1. Avoid abrasive cleaners.
I know, they can cut down cleaning time. But by their very nature, they can damage the surface or finish on what you’re cleaning, whether it’s made of steel, aluminum or titanium. Be especially cautious when cleaning titanium. Smith & Wesson and Taurus use titanium extensively in some of their revolvers. Titanium has a protective surface layer. If it is damaged, the metal is more subject to erosion/gas cutting, which eats away at the metal.
Although titanium can be cleaned with normal procedures and high-quality oil and solvents, never use abrasive products like sandpaper, Scotch-Brite or crocus cloth. Check the label of your cleaning product for warnings about titanium or any other finish such as bluing, chrome, nickel, cerakote and so on. If in doubt, ask the product manufacturer.
2. Protect the crown.
I’m not talking about British Royalty here. A barrel’s crown is the muzzle, and the end of the rifling is critical for accuracy. Damage to this part of the crown means the bullet will not clear the muzzle at the same microsecond around the entire circumference of the bullet. Anything that throws this off results in lopsided release and gas expulsion that can disrupt the balance of the bullet, causing it to deviate slightly from its path and degrade accuracy.
Thus, be sure to clean from the chamber end whenever possible. For revolvers where you have to clean from the muzzle end, use a brass or aluminum rod. Don’t use steel cleaning rods. They can damage the crown.
3. Don’t use steel.
Speaking of steel, just don’t. Don’t use anything made of steel for cleaning your gun. No steel (or stainless steel) brushes. No steel cleaning rods. No steel, period, because it will scratch surfaces and dull edges like your rifling. Don’t use steel cleaning rods even if you clean a barrel from the rear. You don’t want hard steel rubbing on your riflings. Brass rods are best, in my opinion. Aluminum shavings can be scraped off by sharp edges, and those shavings can end up in the gun. Brass is more durable but soft enough that it won’t scratch steel.
4. Remember the nooks and crannies.
A thorough cleaning includes the nooks and crannies where crud can build up and cause malfunctions. An example with semi-automatic pistol barrels is the corners of the hood and the cutout in the slide. Baked-on accumulating crud here can make the barrel resist lockup.
With double-action revolvers a trouble spot is crud under the extractor star. A few flakes of gunpowder here means the star won’t seat fully and a protruding star will prevent the cylinder from closing or rotating. That’s what a toothbrush is for. A quick brushing under the back of the star and where it fits in the cylinder will do the job.

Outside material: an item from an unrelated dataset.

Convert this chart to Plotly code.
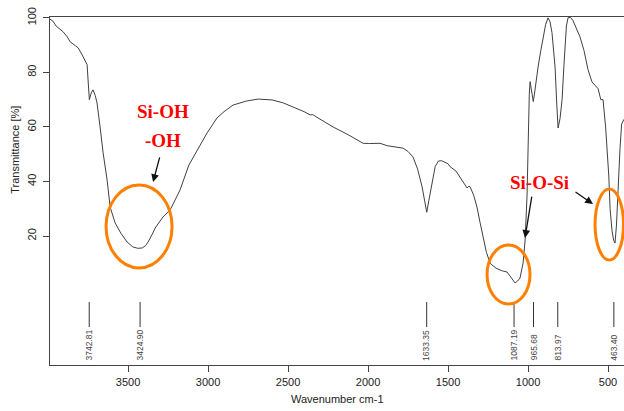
import plotly.graph_objects as go

# Spectrum values (wavenumber cm-1, transmittance %)
wavenumber = [3988, 3970, 3950, 3937, 3906, 3880, 3862, 3830, 3812, 3787, 3770, 3756, 3750, 3742,
              3730, 3719, 3705, 3694, 3675, 3656, 3631, 3612, 3581, 3545, 3506, 3470, 3440, 3412,
              3390, 3375, 3350, 3331, 3300, 3281, 3237, 3210, 3175, 3120, 3050, 3006, 2944, 2900,
              2844, 2760, 2687, 2600, 2530, 2469, 2400, 2362, 2345, 2330, 2300, 2219, 2120, 2031,
              1990, 1960, 1925, 1880, 1844, 1810, 1781, 1750, 1719, 1690, 1662, 1645, 1633, 1620,
              1600, 1580, 1560, 1540, 1500, 1487, 1450, 1425, 1400, 1381, 1370, 1362, 1340, 1319,
              1300, 1281, 1260, 1250, 1237, 1200, 1160, 1131, 1110, 1095, 1081, 1065, 1050, 1031,
              1018, 1006, 1000, 992, 987, 980, 972, 967, 960, 950, 937, 920, 906, 890, 875, 862,
              850, 840, 831, 820, 812, 800, 787, 775, 769, 760, 750, 735, 719, 700, 675, 650, 625,
              600, 580, 562, 545, 531, 515, 506, 495, 487, 475, 465, 456, 447, 437, 425, 415, 400]
transmittance = [99.5, 98.8, 97.0, 96.3, 94.9, 93.0, 91.2, 89.8, 89.0, 86.4, 84.5, 82.8, 77.2, 70.0,
                 72.5, 73.6, 71.5, 68.8, 60.0, 50.5, 40.5, 30.6, 24.8, 21.0, 17.8, 16.0, 15.5, 15.6,
                 16.5, 17.8, 20.5, 22.9, 25.5, 27.0, 29.5, 32.5, 36.9, 46.0, 53.0, 57.8, 63.3, 65.6,
                 68.0, 69.5, 70.2, 69.9, 68.8, 67.4, 65.6, 64.4, 64.5, 63.9, 62.8, 60.0, 57.0, 54.0,
                 53.9, 54.0, 54.0, 53.1, 52.7, 52.6, 52.2, 51.0, 49.0, 44.5, 38.0, 32.5, 28.7, 33.0,
                 40.0, 45.5, 47.5, 47.6, 46.5, 45.4, 43.8, 41.7, 39.5, 37.6, 38.3, 38.0, 35.0, 30.6,
                 25.0, 19.6, 14.0, 12.3, 10.0, 8.2, 7.2, 6.8, 5.3, 3.8, 2.8, 3.5, 4.6, 10.0,
                 18.5, 35.0, 55.0, 72.0, 76.6, 74.0, 70.5, 69.3, 72.0, 77.0, 82.0, 88.0, 93.0, 97.5, 100.0, 98.5,
                 94.5, 89.0, 82.0, 68.0, 59.6, 63.0, 70.0, 83.0, 90.8, 97.0, 100.0, 100.2, 99.0, 96.5, 93.0, 88.0, 81.0,
                 76.5, 75.0, 74.0, 70.0, 70.0, 60.0, 52.0, 42.0, 30.0, 22.0, 18.5, 17.4, 24.0, 38.0, 52.0, 61.0, 62.8]

peak_positions = [3742.81, 3424.90, 1633.35, 1087.19, 965.68, 813.97, 463.40]
peak_labels = ["3742.81", "3424.90", "1633.35", "1087.19", "965.68", "813.97", "463.40"]

x_ticks = [3500, 3000, 2500, 2000, 1500, 1000, 500]
y_ticks = [20, 40, 60, 80, 100]

x_range = [3988, 400]
y_range = [-27.3, 100.3]

fig = go.Figure()

fig.add_trace(go.Scatter(x=wavenumber, y=transmittance, mode="lines",
                         line=dict(color="#404040", width=1), hoverinfo="skip", showlegend=False))

# peak marker lines
px_, py_ = [], []
for p in peak_positions:
    px_ += [p, p, None]
    py_ += [-4.2, -13.4, None]
fig.add_trace(go.Scatter(x=px_, y=py_, mode="lines", line=dict(color="#333333", width=1),
                         hoverinfo="skip", showlegend=False))

annotations = []
for p, lab in zip(peak_positions, peak_labels):
    annotations.append(dict(x=p, y=-26.5, xref="x", yref="y", text=lab, showarrow=False,
                            textangle=-90, xanchor="center", yanchor="bottom",
                            font=dict(family="Liberation Sans", size=8.5, color="#444444")))

red_font = dict(family="Liberation Serif", size=19, color="#ff0000")
annotations += [
    dict(x=3281, y=65.5, xref="x", yref="y", text="<b>Si-OH</b>", showarrow=False, font=red_font),
    dict(x=3281, y=55.2, xref="x", yref="y", text="<b>-OH</b>", showarrow=False, font=red_font),
    dict(x=931, y=39.8, xref="x", yref="y", text="<b>Si-O-Si</b>", showarrow=False, font=red_font),
]
for (hx, hy, tx, ty) in [(3343.75, 39.8, 3300, 49.4), (1018.75, 19.3, 975, 35.0), (593.75, 31.7, 712.5, 36.5)]:
    annotations.append(dict(x=hx, y=hy, ax=tx, ay=ty, xref="x", yref="y", axref="x", ayref="y",
                            text="", showarrow=True, arrowhead=2, arrowsize=1.2, arrowwidth=1.3,
                            arrowcolor="#111111"))

annotations.append(dict(x=-0.061, y=51.6, xref="paper", yref="y", text="Transmittance [%]",
                        showarrow=False, textangle=-90, xanchor="center", yanchor="middle",
                        font=dict(family="Liberation Sans", size=11, color="#222222")))
annotations.append(dict(x=1000 + 6.25 * (528 - 337), y=-(399 - 365) / 348, xref="x", yref="paper",
                        text="Wavenumber cm-1", showarrow=False, xanchor="center", yanchor="middle",
                        font=dict(family="Liberation Sans", size=11, color="#222222")))

orange = "#ff8000"
shapes = [
    dict(type="circle", xref="x", yref="y", x0=3637.5, x1=3225, y0=8.3, y1=38.7,
         line=dict(color=orange, width=3)),
    dict(type="circle", xref="x", yref="y", x0=1256, x1=987.5, y0=-4.95, y1=16.7,
         line=dict(color=orange, width=3)),
    dict(type="circle", xref="x", yref="y", x0=581, x1=403, y0=11.2, y1=37.2,
         line=dict(color=orange, width=3)),
]

axis_font = dict(family="Liberation Sans", size=11, color="#222222")
fig.update_layout(
    width=624, height=411,
    margin=dict(l=50, r=0, t=17, b=46),
    paper_bgcolor="white", plot_bgcolor="white",
    annotations=annotations, shapes=shapes,
    xaxis=dict(range=x_range, tickvals=x_ticks, ticktext=[str(v) for v in x_ticks],
               ticks="outside", ticklen=6, tickcolor="#444444", showline=True,
               linecolor="#444444", linewidth=1, mirror=True, showgrid=False, zeroline=False,
               tickfont=axis_font, ticklabelstandoff=1),
    yaxis=dict(range=y_range, tickvals=y_ticks, ticktext=[str(v) for v in y_ticks],
               ticks="outside", ticklen=6, tickcolor="#444444", showline=True,
               linecolor="#444444", linewidth=1, showgrid=False, zeroline=False,
               tickangle=-90, tickfont=axis_font, ticklabelstandoff=3),
)

fig.write_html("out.html")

Total disassembly? At some point, some guns need to be disassembled beyond simple field stripping to be properly cleaned. If you shoot enough rounds, the crud can build up in places where it is difficult to get to, like inside the guts of the frame.
Cleaning the frame might require more disassembly, or not. I completely disassemble my 1911 pistols from time to time because their innards can be so filled with crud that the gun malfunctions, and spraying solvent in the frame doesn’t always get to where it needs to be cleaned. This includes the slide, too. Crud buildup in the extractor tunnel can cause extraction problems, and the best way to get it out is to remove the extractor and clean the tunnel.
Some frames have a more open arrangement where you can get away with hosing them down with a spray lube/solvent and wash the majority of crud out. Glocks are amenable to this, as are many other pistols.
5. Use lead-free primers.
This really should be number one on the list. If you want to prevent your gun from getting so dirty in the first place, use lead-free primers. Much of that black crud is from regular primers, not just the powder. Lead-free primers dramatically reduce fouling and make it much faster to clean the gun.
Lead-free primers in loaded ammunition is generally whatever can use small primers, like 9mm, .38 Special, .40 S&W and even .45 Auto cases with small primers instead of large ones. They are used in some factory handgun ammunition from Federal, Magtech, Remington, Speer and Winchester. Fiocchi lead-free primers are available for handloaders in small pistol and small rifle form.